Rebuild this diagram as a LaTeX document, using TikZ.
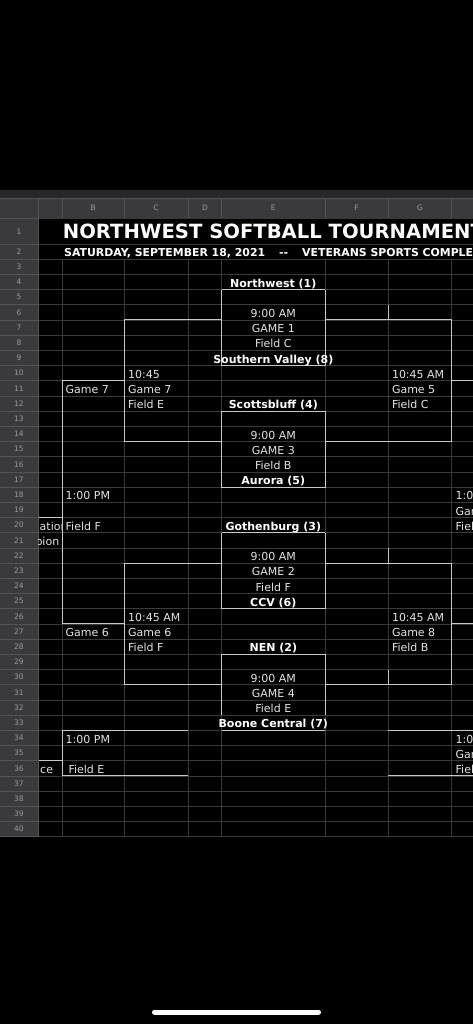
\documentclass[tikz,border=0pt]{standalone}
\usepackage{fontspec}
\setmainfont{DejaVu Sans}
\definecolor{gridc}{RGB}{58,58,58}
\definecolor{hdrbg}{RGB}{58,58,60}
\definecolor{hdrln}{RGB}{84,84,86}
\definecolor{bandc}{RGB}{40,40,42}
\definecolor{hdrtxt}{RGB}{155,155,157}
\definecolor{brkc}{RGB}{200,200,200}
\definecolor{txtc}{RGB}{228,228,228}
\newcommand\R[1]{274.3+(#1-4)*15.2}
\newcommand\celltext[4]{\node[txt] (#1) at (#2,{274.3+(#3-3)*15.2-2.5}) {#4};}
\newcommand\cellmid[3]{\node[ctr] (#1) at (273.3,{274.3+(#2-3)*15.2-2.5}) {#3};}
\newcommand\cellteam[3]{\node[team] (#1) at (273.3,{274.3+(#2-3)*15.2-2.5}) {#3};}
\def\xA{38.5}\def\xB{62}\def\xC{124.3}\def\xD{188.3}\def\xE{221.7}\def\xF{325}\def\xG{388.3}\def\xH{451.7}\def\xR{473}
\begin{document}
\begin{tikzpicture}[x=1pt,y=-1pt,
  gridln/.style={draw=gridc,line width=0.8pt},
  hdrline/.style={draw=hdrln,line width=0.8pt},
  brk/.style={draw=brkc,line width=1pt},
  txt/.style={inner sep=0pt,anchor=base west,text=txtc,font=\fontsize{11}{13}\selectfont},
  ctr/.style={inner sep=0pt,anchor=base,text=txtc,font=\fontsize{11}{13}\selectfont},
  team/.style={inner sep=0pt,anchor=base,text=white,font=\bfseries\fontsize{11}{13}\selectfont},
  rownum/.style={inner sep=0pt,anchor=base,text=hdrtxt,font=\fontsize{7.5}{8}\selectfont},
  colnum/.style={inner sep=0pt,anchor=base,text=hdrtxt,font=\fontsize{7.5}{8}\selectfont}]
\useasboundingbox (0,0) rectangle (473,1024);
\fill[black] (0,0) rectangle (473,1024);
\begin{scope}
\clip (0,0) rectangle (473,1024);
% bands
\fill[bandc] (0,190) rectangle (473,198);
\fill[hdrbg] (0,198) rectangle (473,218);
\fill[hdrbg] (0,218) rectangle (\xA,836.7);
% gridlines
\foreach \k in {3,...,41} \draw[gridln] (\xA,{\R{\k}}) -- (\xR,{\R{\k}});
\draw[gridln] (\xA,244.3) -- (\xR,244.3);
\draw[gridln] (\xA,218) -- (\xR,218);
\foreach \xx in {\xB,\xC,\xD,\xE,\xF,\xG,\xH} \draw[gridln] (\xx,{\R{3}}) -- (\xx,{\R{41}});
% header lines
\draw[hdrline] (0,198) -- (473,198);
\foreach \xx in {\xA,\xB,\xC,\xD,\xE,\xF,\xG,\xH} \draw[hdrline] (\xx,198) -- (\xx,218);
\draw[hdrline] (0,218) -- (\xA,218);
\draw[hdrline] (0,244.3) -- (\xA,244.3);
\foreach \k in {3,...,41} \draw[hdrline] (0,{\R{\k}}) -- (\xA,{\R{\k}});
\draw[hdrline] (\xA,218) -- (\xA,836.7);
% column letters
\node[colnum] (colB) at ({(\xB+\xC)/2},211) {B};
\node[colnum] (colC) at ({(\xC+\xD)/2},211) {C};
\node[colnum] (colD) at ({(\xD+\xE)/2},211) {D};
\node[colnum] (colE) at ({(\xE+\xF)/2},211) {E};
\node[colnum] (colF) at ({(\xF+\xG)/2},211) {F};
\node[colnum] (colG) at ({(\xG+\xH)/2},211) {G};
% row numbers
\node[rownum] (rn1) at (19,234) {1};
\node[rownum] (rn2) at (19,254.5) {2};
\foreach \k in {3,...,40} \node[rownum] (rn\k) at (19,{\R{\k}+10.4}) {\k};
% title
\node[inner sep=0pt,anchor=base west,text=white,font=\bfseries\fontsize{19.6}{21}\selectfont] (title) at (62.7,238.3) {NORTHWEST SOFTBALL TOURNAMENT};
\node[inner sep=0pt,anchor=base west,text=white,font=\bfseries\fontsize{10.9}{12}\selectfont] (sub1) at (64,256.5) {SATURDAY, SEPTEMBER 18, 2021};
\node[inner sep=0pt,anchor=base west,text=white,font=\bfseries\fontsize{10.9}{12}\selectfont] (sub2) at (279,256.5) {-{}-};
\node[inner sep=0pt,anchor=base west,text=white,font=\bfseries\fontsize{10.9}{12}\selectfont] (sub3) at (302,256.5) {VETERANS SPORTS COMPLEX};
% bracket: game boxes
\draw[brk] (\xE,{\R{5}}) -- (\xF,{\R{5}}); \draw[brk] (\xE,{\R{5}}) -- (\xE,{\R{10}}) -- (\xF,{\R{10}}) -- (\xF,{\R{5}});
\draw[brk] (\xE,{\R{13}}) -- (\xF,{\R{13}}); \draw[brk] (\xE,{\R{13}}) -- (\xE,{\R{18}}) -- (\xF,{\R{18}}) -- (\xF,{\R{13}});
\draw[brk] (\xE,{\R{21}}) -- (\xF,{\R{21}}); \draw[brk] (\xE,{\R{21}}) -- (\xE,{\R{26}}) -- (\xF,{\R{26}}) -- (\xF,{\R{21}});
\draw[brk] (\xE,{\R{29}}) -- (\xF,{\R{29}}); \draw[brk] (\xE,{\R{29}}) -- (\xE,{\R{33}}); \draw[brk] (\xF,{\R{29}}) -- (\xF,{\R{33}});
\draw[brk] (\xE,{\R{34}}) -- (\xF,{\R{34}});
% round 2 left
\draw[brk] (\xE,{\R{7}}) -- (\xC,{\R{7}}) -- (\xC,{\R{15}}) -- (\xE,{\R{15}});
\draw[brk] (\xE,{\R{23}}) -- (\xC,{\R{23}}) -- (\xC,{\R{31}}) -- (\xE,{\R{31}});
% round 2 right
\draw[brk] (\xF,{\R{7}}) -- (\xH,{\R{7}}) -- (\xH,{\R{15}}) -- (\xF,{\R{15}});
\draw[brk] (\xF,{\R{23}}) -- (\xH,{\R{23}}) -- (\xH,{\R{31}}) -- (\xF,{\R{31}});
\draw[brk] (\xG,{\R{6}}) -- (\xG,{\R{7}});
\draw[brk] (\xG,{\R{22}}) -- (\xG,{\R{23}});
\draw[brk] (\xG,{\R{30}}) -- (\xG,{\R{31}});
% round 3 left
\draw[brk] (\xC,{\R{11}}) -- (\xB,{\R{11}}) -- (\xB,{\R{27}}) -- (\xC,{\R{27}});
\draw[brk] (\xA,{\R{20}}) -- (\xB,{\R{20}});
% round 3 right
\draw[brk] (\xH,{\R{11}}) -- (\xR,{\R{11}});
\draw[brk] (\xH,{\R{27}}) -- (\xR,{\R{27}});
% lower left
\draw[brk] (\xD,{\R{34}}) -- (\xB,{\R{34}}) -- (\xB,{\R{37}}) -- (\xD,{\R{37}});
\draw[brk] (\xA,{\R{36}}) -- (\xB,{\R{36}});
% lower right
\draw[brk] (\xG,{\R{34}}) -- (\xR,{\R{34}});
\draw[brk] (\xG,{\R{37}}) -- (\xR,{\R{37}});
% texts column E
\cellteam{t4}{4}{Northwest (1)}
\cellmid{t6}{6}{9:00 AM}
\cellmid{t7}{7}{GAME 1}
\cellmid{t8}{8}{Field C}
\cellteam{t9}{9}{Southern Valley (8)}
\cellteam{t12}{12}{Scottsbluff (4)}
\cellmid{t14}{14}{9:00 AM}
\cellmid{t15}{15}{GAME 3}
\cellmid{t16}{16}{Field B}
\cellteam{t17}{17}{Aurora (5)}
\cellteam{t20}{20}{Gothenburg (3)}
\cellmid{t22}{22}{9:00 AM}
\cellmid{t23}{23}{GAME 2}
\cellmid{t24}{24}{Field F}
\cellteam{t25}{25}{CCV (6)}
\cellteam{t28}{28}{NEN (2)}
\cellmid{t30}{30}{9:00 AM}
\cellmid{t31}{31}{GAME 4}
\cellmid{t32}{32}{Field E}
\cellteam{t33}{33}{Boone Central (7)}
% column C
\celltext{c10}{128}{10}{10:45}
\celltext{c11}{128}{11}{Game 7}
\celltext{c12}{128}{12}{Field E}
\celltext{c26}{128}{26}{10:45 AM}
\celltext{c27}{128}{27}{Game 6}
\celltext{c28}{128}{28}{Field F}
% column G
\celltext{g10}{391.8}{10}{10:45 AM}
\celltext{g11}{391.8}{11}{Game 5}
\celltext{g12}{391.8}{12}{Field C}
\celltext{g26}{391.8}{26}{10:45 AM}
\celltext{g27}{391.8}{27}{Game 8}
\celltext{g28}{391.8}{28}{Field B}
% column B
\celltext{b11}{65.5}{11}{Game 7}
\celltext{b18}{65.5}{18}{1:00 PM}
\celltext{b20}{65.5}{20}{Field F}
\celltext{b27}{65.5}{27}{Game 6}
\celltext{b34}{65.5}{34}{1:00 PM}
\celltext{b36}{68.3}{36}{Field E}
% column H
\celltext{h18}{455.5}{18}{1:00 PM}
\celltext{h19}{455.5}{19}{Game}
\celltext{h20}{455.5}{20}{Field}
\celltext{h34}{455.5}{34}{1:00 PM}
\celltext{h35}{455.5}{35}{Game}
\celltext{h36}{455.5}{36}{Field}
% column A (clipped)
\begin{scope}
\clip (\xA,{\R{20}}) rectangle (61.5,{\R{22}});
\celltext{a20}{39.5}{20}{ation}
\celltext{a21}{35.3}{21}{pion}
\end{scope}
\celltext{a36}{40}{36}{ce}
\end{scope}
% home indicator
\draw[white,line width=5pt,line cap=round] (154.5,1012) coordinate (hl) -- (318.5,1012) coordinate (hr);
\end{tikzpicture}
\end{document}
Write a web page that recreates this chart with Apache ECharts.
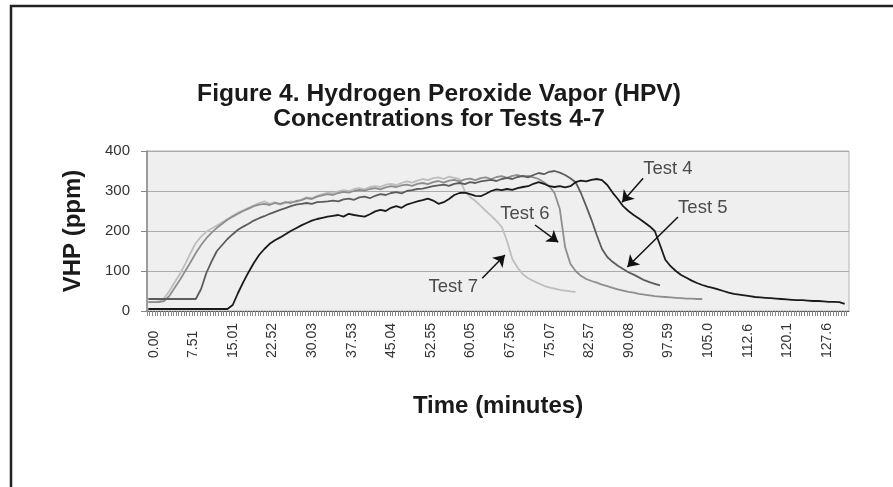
---+---
> Exercise requirements: For each line of the listing that holds the word "this", show that line.

> Full solution:
Rebuild this diagram as a LaTeX document, using TikZ.
Write a web page that recreates this chart with Apache ECharts.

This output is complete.